**WHAT THIS TASK INVOLVES**.
Nothing outside the range from the line with "Clone this chart in Observable Plot." to the line with "const rightTicks = [-20, -10, 0, 10, 20, 30, 40];" belongs in the copy, and no pictures do either; repeat that range exactly.

**Records from a data source**.
══════════════════════════════

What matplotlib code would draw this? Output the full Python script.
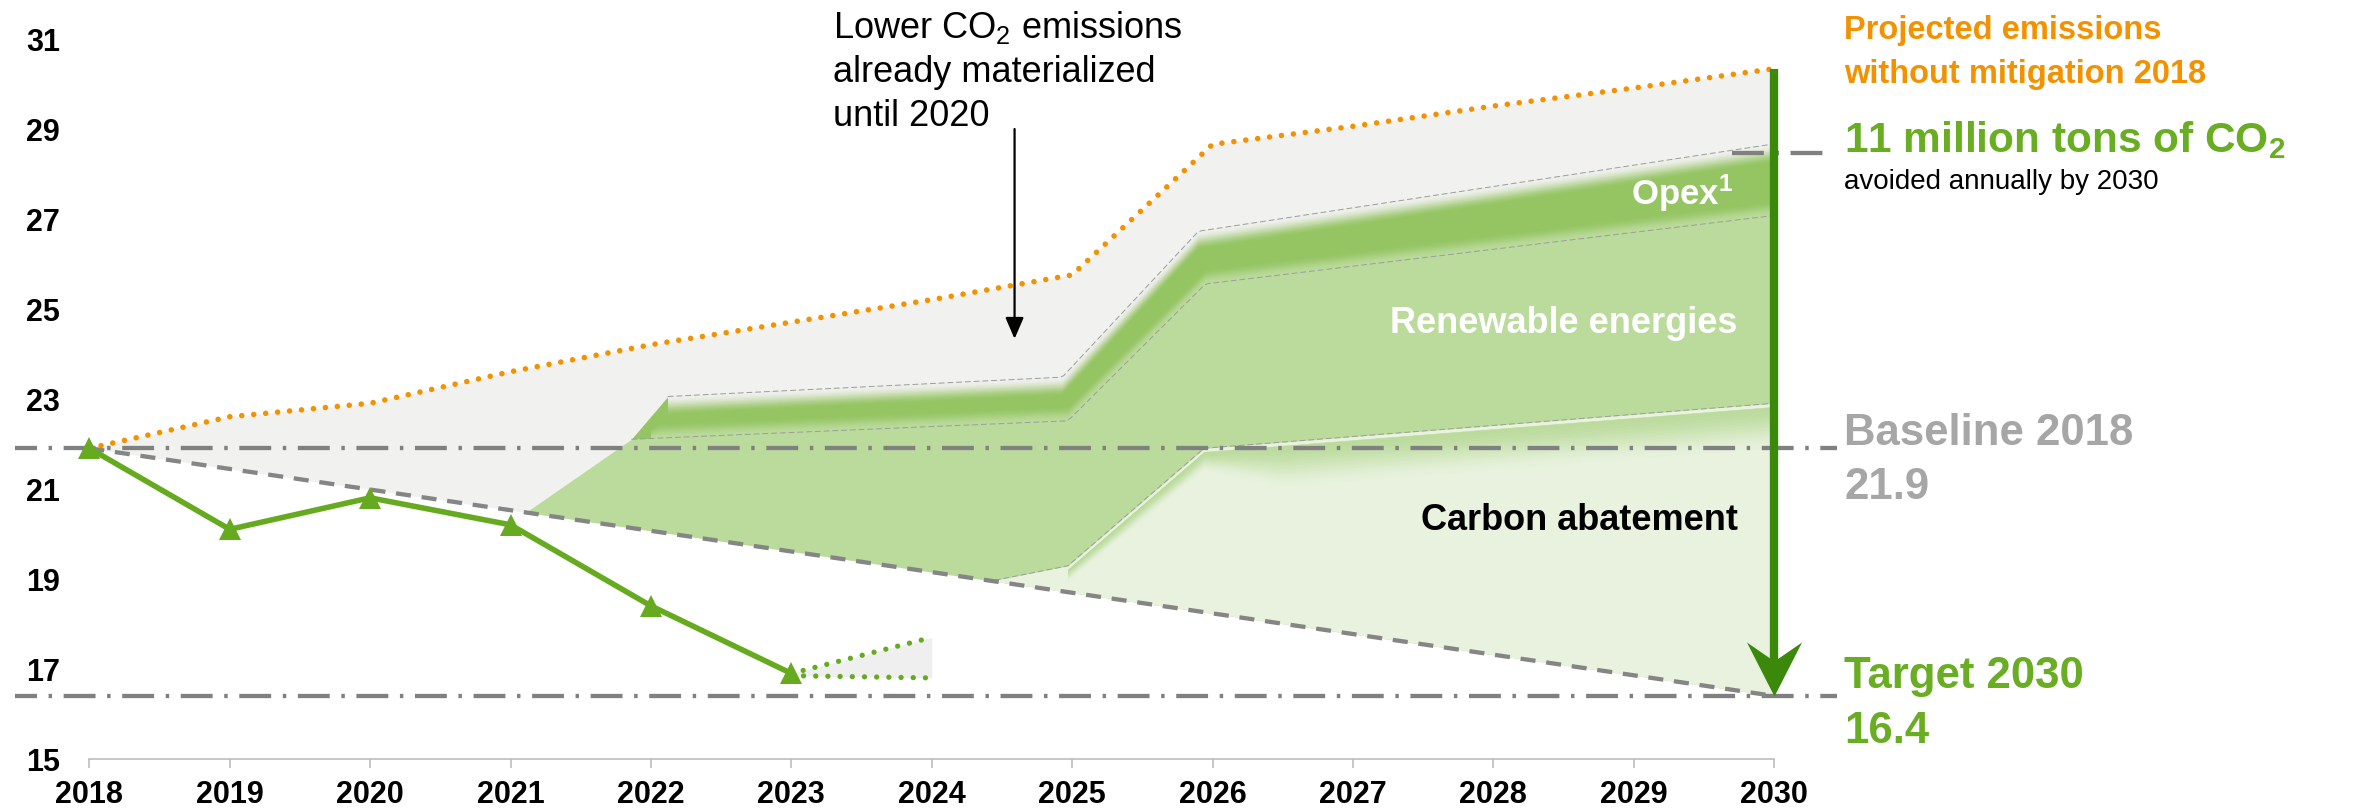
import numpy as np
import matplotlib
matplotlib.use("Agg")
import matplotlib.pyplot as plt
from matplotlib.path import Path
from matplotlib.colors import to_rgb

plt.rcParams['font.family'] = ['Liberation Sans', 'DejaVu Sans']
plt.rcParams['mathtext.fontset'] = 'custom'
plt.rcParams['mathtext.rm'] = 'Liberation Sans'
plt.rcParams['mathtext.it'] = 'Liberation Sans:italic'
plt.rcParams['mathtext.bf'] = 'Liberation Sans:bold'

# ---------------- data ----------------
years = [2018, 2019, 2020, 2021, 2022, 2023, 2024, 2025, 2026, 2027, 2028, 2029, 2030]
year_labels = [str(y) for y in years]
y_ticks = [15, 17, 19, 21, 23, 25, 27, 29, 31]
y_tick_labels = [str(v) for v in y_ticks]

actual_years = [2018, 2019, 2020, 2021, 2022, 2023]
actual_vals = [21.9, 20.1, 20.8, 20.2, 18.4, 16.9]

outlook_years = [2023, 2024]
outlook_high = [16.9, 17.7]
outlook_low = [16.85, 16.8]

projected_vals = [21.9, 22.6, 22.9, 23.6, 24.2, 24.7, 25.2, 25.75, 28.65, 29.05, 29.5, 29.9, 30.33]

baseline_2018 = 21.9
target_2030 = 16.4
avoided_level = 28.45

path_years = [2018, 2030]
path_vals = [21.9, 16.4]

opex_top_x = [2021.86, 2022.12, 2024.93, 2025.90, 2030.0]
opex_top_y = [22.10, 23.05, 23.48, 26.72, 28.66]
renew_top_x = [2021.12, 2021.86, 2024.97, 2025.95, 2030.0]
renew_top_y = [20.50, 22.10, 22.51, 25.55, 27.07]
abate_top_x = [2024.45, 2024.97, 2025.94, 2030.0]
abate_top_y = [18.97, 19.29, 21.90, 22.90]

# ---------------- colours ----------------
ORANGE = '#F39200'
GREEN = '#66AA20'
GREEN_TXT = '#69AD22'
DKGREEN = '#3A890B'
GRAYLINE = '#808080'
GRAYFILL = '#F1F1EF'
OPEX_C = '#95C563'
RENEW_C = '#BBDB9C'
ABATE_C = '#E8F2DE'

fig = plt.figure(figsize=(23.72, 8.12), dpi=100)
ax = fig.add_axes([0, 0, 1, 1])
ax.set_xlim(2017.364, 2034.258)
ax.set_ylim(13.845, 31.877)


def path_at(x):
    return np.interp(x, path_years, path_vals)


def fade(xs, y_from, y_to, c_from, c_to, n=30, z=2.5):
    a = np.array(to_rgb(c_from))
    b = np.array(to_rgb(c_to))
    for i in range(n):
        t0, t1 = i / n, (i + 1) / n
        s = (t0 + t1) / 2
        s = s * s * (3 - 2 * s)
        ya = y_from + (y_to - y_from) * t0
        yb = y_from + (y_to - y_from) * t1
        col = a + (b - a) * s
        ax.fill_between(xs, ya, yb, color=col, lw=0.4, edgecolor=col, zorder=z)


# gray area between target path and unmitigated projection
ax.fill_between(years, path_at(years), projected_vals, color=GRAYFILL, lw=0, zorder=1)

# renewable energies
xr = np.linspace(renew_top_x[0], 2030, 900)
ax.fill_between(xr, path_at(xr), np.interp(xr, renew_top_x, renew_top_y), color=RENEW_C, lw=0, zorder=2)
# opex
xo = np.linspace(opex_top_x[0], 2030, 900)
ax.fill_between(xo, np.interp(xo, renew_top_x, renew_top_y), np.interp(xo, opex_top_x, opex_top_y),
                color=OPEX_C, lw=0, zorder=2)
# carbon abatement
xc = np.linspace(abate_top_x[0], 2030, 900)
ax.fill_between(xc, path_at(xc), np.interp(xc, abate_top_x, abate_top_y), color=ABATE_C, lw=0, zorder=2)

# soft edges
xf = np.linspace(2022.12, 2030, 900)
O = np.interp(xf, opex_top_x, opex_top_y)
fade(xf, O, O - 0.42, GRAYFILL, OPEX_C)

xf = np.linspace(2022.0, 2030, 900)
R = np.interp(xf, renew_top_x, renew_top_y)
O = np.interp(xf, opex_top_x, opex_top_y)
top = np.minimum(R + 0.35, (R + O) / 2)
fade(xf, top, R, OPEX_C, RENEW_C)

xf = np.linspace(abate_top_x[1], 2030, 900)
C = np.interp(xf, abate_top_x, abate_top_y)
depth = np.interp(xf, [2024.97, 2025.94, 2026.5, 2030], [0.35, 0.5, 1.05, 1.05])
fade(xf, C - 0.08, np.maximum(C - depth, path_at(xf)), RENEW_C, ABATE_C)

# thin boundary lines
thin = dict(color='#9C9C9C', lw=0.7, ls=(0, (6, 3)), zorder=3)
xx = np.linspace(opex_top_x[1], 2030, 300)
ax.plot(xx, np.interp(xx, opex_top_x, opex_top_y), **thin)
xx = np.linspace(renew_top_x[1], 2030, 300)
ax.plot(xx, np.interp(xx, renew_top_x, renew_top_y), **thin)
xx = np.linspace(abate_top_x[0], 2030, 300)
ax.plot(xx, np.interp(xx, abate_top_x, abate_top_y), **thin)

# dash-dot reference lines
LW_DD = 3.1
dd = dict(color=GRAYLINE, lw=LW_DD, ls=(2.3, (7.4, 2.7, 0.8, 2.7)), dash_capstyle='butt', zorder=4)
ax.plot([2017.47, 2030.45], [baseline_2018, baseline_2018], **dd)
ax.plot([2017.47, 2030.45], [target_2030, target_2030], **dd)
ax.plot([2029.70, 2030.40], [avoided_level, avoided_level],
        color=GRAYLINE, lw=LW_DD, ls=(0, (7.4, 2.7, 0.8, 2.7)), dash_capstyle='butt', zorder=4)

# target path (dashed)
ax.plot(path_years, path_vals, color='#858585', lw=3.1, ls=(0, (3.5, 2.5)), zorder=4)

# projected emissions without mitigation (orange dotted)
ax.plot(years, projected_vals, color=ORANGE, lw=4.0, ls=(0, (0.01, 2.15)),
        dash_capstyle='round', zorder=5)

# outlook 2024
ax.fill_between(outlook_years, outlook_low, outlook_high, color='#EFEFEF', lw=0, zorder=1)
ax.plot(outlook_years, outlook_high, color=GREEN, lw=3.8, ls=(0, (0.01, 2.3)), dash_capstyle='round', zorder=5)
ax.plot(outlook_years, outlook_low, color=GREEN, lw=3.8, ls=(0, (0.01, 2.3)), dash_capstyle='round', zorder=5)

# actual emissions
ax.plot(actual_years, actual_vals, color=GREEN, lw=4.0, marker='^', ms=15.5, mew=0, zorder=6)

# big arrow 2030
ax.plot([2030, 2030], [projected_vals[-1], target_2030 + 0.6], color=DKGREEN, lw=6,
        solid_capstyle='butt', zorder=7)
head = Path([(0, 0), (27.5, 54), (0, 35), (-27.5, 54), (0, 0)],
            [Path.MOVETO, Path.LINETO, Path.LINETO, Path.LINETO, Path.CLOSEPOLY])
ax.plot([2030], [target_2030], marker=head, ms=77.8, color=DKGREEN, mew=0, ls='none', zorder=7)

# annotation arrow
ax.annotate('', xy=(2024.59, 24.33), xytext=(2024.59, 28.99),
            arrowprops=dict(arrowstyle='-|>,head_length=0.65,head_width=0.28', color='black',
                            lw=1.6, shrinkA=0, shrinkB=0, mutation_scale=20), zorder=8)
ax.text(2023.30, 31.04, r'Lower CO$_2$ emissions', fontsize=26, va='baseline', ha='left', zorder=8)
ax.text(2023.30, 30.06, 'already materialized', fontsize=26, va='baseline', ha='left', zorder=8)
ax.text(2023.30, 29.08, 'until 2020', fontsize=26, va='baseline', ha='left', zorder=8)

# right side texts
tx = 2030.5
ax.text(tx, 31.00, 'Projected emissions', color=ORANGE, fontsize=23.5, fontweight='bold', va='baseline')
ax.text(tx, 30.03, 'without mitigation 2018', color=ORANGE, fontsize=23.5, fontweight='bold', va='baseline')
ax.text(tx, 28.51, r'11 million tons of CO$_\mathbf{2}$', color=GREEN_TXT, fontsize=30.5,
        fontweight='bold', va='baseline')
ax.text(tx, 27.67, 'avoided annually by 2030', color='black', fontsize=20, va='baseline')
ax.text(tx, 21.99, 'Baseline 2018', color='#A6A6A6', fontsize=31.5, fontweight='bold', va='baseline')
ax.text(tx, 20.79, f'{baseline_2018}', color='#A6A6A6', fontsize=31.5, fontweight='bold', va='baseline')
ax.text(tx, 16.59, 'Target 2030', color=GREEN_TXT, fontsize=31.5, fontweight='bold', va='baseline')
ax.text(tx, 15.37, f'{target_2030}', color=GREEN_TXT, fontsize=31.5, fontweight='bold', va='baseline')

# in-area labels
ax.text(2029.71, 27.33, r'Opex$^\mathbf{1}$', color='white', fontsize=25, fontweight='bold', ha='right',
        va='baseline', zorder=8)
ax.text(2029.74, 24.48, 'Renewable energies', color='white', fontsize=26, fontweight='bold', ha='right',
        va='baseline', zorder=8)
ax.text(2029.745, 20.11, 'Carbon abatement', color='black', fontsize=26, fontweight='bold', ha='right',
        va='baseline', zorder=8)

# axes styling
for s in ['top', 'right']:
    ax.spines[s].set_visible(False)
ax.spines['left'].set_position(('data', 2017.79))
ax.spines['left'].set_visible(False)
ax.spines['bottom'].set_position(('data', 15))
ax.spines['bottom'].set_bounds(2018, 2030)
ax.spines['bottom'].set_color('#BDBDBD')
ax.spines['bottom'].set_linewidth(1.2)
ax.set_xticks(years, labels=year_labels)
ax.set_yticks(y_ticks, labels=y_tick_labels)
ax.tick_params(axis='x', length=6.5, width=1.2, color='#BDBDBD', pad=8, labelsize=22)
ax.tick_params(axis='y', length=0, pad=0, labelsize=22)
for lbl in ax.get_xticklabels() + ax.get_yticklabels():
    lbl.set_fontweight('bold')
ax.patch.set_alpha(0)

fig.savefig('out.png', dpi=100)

══════════════════════════════

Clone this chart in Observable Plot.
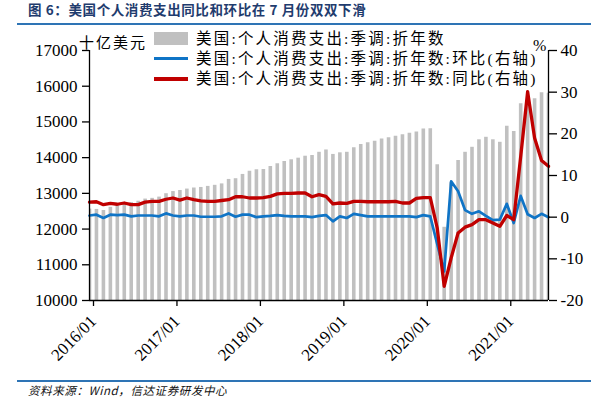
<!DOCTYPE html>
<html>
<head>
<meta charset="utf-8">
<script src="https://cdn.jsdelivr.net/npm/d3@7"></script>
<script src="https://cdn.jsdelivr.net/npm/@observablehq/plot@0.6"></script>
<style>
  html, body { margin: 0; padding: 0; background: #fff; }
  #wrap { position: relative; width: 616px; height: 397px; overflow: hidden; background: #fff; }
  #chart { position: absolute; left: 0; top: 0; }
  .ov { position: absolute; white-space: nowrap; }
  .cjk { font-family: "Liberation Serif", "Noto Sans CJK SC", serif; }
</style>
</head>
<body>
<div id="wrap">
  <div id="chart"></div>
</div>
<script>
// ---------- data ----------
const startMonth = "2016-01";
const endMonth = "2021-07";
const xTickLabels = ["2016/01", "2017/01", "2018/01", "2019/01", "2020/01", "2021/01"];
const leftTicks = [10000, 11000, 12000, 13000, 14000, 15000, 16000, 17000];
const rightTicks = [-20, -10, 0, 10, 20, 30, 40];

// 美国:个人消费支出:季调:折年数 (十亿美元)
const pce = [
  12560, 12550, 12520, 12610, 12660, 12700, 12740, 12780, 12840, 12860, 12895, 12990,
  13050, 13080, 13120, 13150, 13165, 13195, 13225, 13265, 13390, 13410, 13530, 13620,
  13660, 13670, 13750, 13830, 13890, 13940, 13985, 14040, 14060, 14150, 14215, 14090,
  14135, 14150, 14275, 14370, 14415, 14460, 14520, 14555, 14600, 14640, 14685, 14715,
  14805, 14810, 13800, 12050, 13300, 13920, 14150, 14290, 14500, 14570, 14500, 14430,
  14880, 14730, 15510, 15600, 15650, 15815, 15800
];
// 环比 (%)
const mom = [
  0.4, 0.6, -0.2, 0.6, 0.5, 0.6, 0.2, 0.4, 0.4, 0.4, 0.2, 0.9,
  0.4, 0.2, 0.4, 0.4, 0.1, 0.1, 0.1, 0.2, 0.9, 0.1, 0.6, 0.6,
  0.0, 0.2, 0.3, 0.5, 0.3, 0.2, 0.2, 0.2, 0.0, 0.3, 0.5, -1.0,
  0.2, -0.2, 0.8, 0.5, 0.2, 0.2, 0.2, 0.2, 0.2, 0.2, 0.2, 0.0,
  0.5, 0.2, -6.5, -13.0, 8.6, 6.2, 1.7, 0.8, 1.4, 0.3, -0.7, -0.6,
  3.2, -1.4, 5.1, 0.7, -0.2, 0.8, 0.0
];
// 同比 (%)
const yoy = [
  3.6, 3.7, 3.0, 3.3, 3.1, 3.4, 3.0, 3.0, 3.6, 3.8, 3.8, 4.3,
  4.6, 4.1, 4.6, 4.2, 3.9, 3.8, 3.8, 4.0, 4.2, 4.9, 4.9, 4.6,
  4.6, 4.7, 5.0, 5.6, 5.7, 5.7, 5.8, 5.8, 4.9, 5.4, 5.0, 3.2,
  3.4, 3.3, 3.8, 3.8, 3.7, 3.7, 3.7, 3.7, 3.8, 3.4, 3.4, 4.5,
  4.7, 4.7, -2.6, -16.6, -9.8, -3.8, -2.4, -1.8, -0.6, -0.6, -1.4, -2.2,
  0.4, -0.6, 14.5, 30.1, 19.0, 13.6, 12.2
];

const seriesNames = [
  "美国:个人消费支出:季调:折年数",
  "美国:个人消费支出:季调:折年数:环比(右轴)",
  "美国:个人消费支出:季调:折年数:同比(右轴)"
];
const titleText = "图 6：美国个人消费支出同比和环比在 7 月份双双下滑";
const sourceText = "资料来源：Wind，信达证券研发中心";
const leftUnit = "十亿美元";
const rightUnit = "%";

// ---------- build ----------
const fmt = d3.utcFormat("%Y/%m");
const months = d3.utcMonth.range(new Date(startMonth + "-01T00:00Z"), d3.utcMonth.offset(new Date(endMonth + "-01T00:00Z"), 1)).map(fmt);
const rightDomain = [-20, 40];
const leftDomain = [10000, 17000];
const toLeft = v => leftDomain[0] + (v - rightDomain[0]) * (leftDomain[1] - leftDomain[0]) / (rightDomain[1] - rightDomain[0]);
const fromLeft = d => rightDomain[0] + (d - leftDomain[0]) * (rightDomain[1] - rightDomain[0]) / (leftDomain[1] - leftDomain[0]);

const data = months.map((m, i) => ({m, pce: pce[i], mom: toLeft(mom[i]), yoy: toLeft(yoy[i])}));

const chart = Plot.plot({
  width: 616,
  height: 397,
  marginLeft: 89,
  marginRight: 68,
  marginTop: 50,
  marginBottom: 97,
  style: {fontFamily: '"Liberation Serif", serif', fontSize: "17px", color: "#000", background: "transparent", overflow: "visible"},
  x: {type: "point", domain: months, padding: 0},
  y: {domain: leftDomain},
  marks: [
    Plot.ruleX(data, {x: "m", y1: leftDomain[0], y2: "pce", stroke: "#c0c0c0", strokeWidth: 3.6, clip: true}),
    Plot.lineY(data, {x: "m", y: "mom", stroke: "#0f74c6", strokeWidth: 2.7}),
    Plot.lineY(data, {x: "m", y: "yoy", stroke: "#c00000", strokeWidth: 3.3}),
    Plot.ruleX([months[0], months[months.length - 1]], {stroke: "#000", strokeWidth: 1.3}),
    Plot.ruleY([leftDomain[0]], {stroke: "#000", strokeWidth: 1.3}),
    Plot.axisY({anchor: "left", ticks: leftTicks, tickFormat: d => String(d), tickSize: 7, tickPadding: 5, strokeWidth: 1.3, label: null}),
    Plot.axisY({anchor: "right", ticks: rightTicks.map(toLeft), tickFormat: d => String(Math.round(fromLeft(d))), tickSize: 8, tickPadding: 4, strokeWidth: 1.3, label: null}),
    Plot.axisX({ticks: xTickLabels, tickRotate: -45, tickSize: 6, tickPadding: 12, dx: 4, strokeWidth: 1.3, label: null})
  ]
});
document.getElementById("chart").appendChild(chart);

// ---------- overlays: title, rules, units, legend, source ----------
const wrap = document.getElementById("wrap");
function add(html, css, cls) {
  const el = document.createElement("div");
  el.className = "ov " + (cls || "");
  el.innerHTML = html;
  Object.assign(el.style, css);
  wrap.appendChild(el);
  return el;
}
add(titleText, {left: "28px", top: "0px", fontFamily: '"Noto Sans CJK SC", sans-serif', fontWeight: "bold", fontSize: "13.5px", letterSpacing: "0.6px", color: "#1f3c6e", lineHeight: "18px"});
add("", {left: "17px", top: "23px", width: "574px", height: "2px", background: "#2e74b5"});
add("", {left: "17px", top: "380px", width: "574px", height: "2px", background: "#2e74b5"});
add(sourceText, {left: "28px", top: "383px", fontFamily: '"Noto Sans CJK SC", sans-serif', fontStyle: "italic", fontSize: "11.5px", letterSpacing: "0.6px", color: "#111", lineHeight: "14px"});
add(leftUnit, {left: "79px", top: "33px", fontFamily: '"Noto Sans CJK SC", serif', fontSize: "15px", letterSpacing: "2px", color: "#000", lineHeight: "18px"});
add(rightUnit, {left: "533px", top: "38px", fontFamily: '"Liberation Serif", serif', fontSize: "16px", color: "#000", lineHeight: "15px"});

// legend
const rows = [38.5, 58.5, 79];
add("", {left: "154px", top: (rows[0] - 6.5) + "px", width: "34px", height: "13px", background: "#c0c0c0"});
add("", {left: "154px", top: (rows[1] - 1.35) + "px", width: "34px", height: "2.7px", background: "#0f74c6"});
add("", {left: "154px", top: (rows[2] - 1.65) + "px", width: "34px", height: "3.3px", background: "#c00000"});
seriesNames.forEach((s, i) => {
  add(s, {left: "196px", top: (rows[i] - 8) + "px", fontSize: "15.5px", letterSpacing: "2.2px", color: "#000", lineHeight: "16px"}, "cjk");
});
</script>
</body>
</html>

══════════════════════════════

**WORKED ANSWER**.
Clone this chart in Observable Plot.
<!DOCTYPE html>
<html>
<head>
<meta charset="utf-8">
<script src="https://cdn.jsdelivr.net/npm/d3@7"></script>
<script src="https://cdn.jsdelivr.net/npm/@observablehq/plot@0.6"></script>
<style>
  html, body { margin: 0; padding: 0; background: #fff; }
  #wrap { position: relative; width: 616px; height: 397px; overflow: hidden; background: #fff; }
  #chart { position: absolute; left: 0; top: 0; }
  .ov { position: absolute; white-space: nowrap; }
  .cjk { font-family: "Liberation Serif", "Noto Sans CJK SC", serif; }
</style>
</head>
<body>
<div id="wrap">
  <div id="chart"></div>
</div>
<script>
// ---------- data ----------
const startMonth = "2016-01";
const endMonth = "2021-07";
const xTickLabels = ["2016/01", "2017/01", "2018/01", "2019/01", "2020/01", "2021/01"];
const leftTicks = [10000, 11000, 12000, 13000, 14000, 15000, 16000, 17000];
const rightTicks = [-20, -10, 0, 10, 20, 30, 40];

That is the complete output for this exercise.